Spectral non-uniform temperature, non-local heat transfer, and the spin Seebeck effect

TL;DR

This paper develops a theory explaining the spin Seebeck effect through non-local phonon heat transfer and spectral temperature variations, highlighting non-magnon contributions and predicting experimental dependencies.

Contribution

The theory introduces a spectral phonon distribution framework that accounts for non-local and non-equilibrium effects in the spin Seebeck phenomenon, aligning with recent experimental observations.

Findings

Spectral non-uniform temperature distribution influences the effect.

Non-magnon origin of the spin Seebeck effect in ferromagnetic metals.

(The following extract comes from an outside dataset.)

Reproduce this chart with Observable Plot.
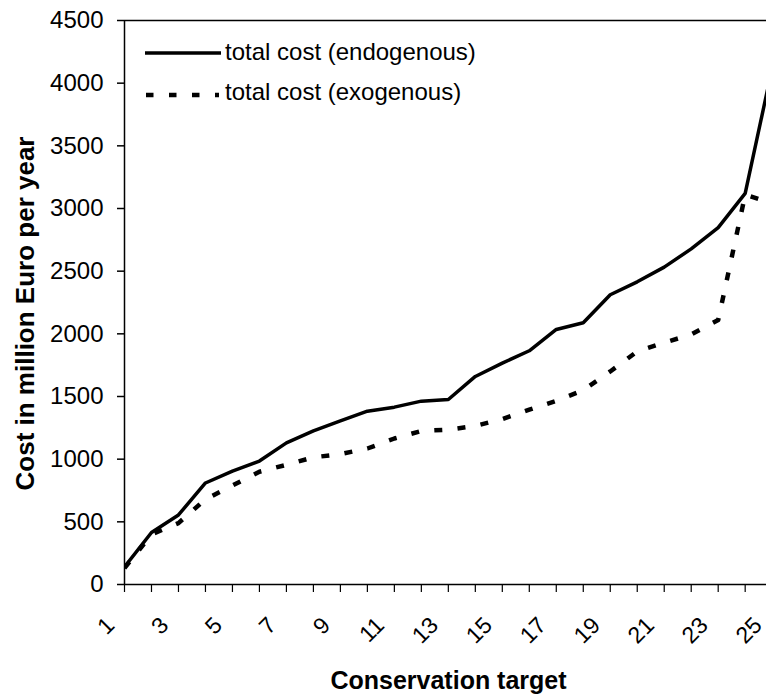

Predicted dependencies on sample length and boundary conditions.

Abstract

We present a theory of the spin Seebeck effect driven by subthermal non-local phonon heat transfer and spectral non-uniform temperature distribution. The theory explains the non-local behavior of the effect arising from the fact that phonons that store the energy (thermal) and the phonons that transfer it (subthermal) are located in different parts of the spectrum and have very different kinetics. This gives rise to a spectral phonon distribution function that deviates from local equilibrium along the substrate and is sensitive to boundary conditions. The theory also predicts a non-magnon origin of the effect in ferromagnetic metals in agreement with observations in recent experiments. Equilibration of the heat flow out of the substrate to the Pt probe and backwards leads to a measurable vertical spin-current produced by the spin polarized electrons dragged by the local thermal phonons. We predict specific sample length limits and other dependencies that can be probed experimentally, and obtain the correct magnitude of the effect.